>>>>>
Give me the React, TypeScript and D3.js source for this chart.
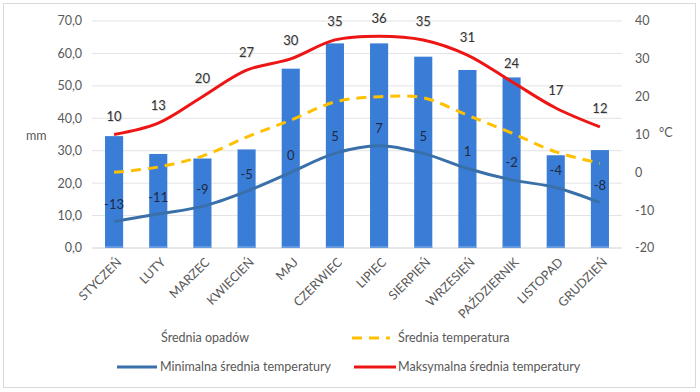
import React from "react";
import * as d3 from "d3";

const months = ["STYCZEŃ", "LUTY", "MARZEC", "KWIECIEŃ", "MAJ", "CZERWIEC", "LIPIEC", "SIERPIEŃ", "WRZESIEŃ", "PAŹDZIERNIK", "LISTOPAD", "GRUDZIEŃ"];
const rainfall = [34.5, 29.0, 27.6, 30.4, 55.3, 63.1, 63.1, 59.0, 54.9, 52.6, 28.6, 30.2];
const meanTemp = [0, 1.4, 4.3, 9.3, 13.8, 18.6, 20, 19.7, 15.1, 10.4, 5.4, 2.4];
const minTemp = [-13, -11, -9, -5, 0, 5, 7, 5, 1, -2, -4, -8];
const maxTemp = [10, 13, 20, 27, 30, 35, 36, 35, 31, 24, 17, 12];
const leftTicks = [0, 10, 20, 30, 40, 50, 60, 70];
const rightTicks = [-20, -10, 0, 10, 20, 30, 40];

const W = 700;
const H = 392;
const M = { left: 92, right: 78, top: 21, bottom: 144 };
const FONT = "Lato, 'Open Sans', sans-serif";
const GRAY = "#595959";

export default function App() {
  const x = d3.scaleBand().domain(months).range([M.left, W - M.right]).paddingInner(0.59).paddingOuter(0.295);
  const yL = d3.scaleLinear().domain([0, 70]).range([H - M.bottom, M.top]);
  const yR = d3.scaleLinear().domain([-20, 40]).range([H - M.bottom, M.top]);
  const cx = (m: string) => (x(m) as number) + x.bandwidth() / 2;
  const fmt = (v: number) => d3.format(".1f")(v).replace(".", ",");

  // smoothed like the excel lines
  const line = (vals: number[]) =>
    d3.line<number>()
      .x((_, i) => cx(months[i]))
      .y((d) => yR(d))
      .curve(d3.curveCatmullRom.alpha(0.5))(vals) as string;

  const baseY = yL(0);

  return (
    <svg width={W} height={H} style={{ position: "absolute", left: 0, top: 0, fontFamily: FONT }}>
      <rect x={3.5} y={3.5} width={692} height={384} fill="#fff" stroke="#d9d9d9" />
      {leftTicks.map((t) => (
        <g key={t}>
          <line x1={M.left} x2={W - M.right} y1={yL(t)} y2={yL(t)} stroke={t === 0 ? "#d0d0d0" : "#e3e3e3"} strokeWidth={1} />
          <text x={82} y={yL(t)} dy="0.35em" textAnchor="end" fontSize={12.5} fill={GRAY}>{fmt(t)}</text>
        </g>
      ))}
      {rightTicks.map((t) => (
        <text key={t} x={635} y={yR(t)} dy="0.35em" textAnchor="start" fontSize={12.5} fill={GRAY}>{t}</text>
      ))}
      <text x={26} y={136} dy="0.35em" fontSize={12.5} fill={GRAY}>mm</text>
      <text x={659} y={133} dy="0.35em" fontSize={12.5} fill={GRAY}>°C</text>

      {months.map((m, i) => (
        <rect key={m} x={x(m)} y={yL(rainfall[i])} width={x.bandwidth()} height={baseY - yL(rainfall[i])} fill="#3a7dd6" />
      ))}
      {months.map((m) => (
        <line key={m} x1={x(m) as number} x2={(x(m) as number) + x.bandwidth()} y1={baseY - 1} y2={baseY - 1} stroke="#8fb7ea" strokeWidth={1} />
      ))}

      <path d={line(meanTemp)} fill="none" stroke="#ffc000" strokeWidth={3} strokeDasharray="10,7" />
      <path d={line(minTemp)} fill="none" stroke="#3a70aa" strokeWidth={3} />
      <path d={line(maxTemp)} fill="none" stroke="#ee1515" strokeWidth={3} />

      {months.map((m, i) => (
        <text key={m} x={cx(m)} y={yR(minTemp[i]) - 17} dy="0.35em" textAnchor="middle" fontSize={13} fill="#1f2a44">{minTemp[i]}</text>
      ))}
      {months.map((m, i) => (
        <g key={m}>
          <text x={cx(m) + 0.8} y={yR(maxTemp[i]) - 17.2} dy="0.35em" textAnchor="middle" fontSize={13} fill="#d6d6d6">{maxTemp[i]}</text>
          <text x={cx(m)} y={yR(maxTemp[i]) - 18} dy="0.35em" textAnchor="middle" fontSize={13} fill="#333333">{maxTemp[i]}</text>
        </g>
      ))}

      {months.map((m) => (
        <text key={m} transform={`translate(${cx(m) + 5},${baseY + 12}) rotate(-45)`} textAnchor="end" fontSize={12.5} fill={GRAY} dy="0.35em">{m}</text>
      ))}

      <g fontSize={12.5} fill={GRAY}>
        <text x={161} y={338} dy="0.35em">Średnia opadów</text>
        <line x1={352} x2={390} y1={338} y2={338} stroke="#ffc000" strokeWidth={3} strokeDasharray="10,7" />
        <text x={398} y={338} dy="0.35em">Średnia temperatura</text>
        <line x1={117} x2={157} y1={367} y2={367} stroke="#3a70aa" strokeWidth={3} />
        <text x={160} y={367} dy="0.35em">Minimalna średnia temperatury</text>
        <line x1={354} x2={396} y1={367} y2={367} stroke="#ee1515" strokeWidth={3} />
        <text x={398} y={367} dy="0.35em">Maksymalna średnia temperatury</text>
      </g>
    </svg>
  );
}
<<<<<
WHAT YOU WILL DO: Reproduce the whole listing exactly, but not the images in it.

WRITTEN SOLUTION:
Give me the React, TypeScript and D3.js source for this chart.
import React from "react";
import * as d3 from "d3";

const months = ["STYCZEŃ", "LUTY", "MARZEC", "KWIECIEŃ", "MAJ", "CZERWIEC", "LIPIEC", "SIERPIEŃ", "WRZESIEŃ", "PAŹDZIERNIK", "LISTOPAD", "GRUDZIEŃ"];
const rainfall = [34.5, 29.0, 27.6, 30.4, 55.3, 63.1, 63.1, 59.0, 54.9, 52.6, 28.6, 30.2];
const meanTemp = [0, 1.4, 4.3, 9.3, 13.8, 18.6, 20, 19.7, 15.1, 10.4, 5.4, 2.4];
const minTemp = [-13, -11, -9, -5, 0, 5, 7, 5, 1, -2, -4, -8];
const maxTemp = [10, 13, 20, 27, 30, 35, 36, 35, 31, 24, 17, 12];
const leftTicks = [0, 10, 20, 30, 40, 50, 60, 70];
const rightTicks = [-20, -10, 0, 10, 20, 30, 40];

const W = 700;
const H = 392;
const M = { left: 92, right: 78, top: 21, bottom: 144 };
const FONT = "Lato, 'Open Sans', sans-serif";
const GRAY = "#595959";

export default function App() {
  const x = d3.scaleBand().domain(months).range([M.left, W - M.right]).paddingInner(0.59).paddingOuter(0.295);
  const yL = d3.scaleLinear().domain([0, 70]).range([H - M.bottom, M.top]);
  const yR = d3.scaleLinear().domain([-20, 40]).range([H - M.bottom, M.top]);
  const cx = (m: string) => (x(m) as number) + x.bandwidth() / 2;
  const fmt = (v: number) => d3.format(".1f")(v).replace(".", ",");

  // smoothed like the excel lines
  const line = (vals: number[]) =>
    d3.line<number>()
      .x((_, i) => cx(months[i]))
      .y((d) => yR(d))
      .curve(d3.curveCatmullRom.alpha(0.5))(vals) as string;

  const baseY = yL(0);

  return (
    <svg width={W} height={H} style={{ position: "absolute", left: 0, top: 0, fontFamily: FONT }}>
      <rect x={3.5} y={3.5} width={692} height={384} fill="#fff" stroke="#d9d9d9" />
      {leftTicks.map((t) => (
        <g key={t}>
          <line x1={M.left} x2={W - M.right} y1={yL(t)} y2={yL(t)} stroke={t === 0 ? "#d0d0d0" : "#e3e3e3"} strokeWidth={1} />
          <text x={82} y={yL(t)} dy="0.35em" textAnchor="end" fontSize={12.5} fill={GRAY}>{fmt(t)}</text>
        </g>
      ))}
      {rightTicks.map((t) => (
        <text key={t} x={635} y={yR(t)} dy="0.35em" textAnchor="start" fontSize={12.5} fill={GRAY}>{t}</text>
      ))}
      <text x={26} y={136} dy="0.35em" fontSize={12.5} fill={GRAY}>mm</text>
      <text x={659} y={133} dy="0.35em" fontSize={12.5} fill={GRAY}>°C</text>

      {months.map((m, i) => (
        <rect key={m} x={x(m)} y={yL(rainfall[i])} width={x.bandwidth()} height={baseY - yL(rainfall[i])} fill="#3a7dd6" />
      ))}
      {months.map((m) => (
        <line key={m} x1={x(m) as number} x2={(x(m) as number) + x.bandwidth()} y1={baseY - 1} y2={baseY - 1} stroke="#8fb7ea" strokeWidth={1} />
      ))}

      <path d={line(meanTemp)} fill="none" stroke="#ffc000" strokeWidth={3} strokeDasharray="10,7" />
      <path d={line(minTemp)} fill="none" stroke="#3a70aa" strokeWidth={3} />
      <path d={line(maxTemp)} fill="none" stroke="#ee1515" strokeWidth={3} />

      {months.map((m, i) => (
        <text key={m} x={cx(m)} y={yR(minTemp[i]) - 17} dy="0.35em" textAnchor="middle" fontSize={13} fill="#1f2a44">{minTemp[i]}</text>
      ))}
      {months.map((m, i) => (
        <g key={m}>
          <text x={cx(m) + 0.8} y={yR(maxTemp[i]) - 17.2} dy="0.35em" textAnchor="middle" fontSize={13} fill="#d6d6d6">{maxTemp[i]}</text>
          <text x={cx(m)} y={yR(maxTemp[i]) - 18} dy="0.35em" textAnchor="middle" fontSize={13} fill="#333333">{maxTemp[i]}</text>
        </g>
      ))}

      {months.map((m) => (
        <text key={m} transform={`translate(${cx(m) + 5},${baseY + 12}) rotate(-45)`} textAnchor="end" fontSize={12.5} fill={GRAY} dy="0.35em">{m}</text>
      ))}

      <g fontSize={12.5} fill={GRAY}>
        <text x={161} y={338} dy="0.35em">Średnia opadów</text>
        <line x1={352} x2={390} y1={338} y2={338} stroke="#ffc000" strokeWidth={3} strokeDasharray="10,7" />
        <text x={398} y={338} dy="0.35em">Średnia temperatura</text>
        <line x1={117} x2={157} y1={367} y2={367} stroke="#3a70aa" strokeWidth={3} />
        <text x={160} y={367} dy="0.35em">Minimalna średnia temperatury</text>
        <line x1={354} x2={396} y1={367} y2={367} stroke="#ee1515" strokeWidth={3} />
        <text x={398} y={367} dy="0.35em">Maksymalna średnia temperatury</text>
      </g>
    </svg>
  );
}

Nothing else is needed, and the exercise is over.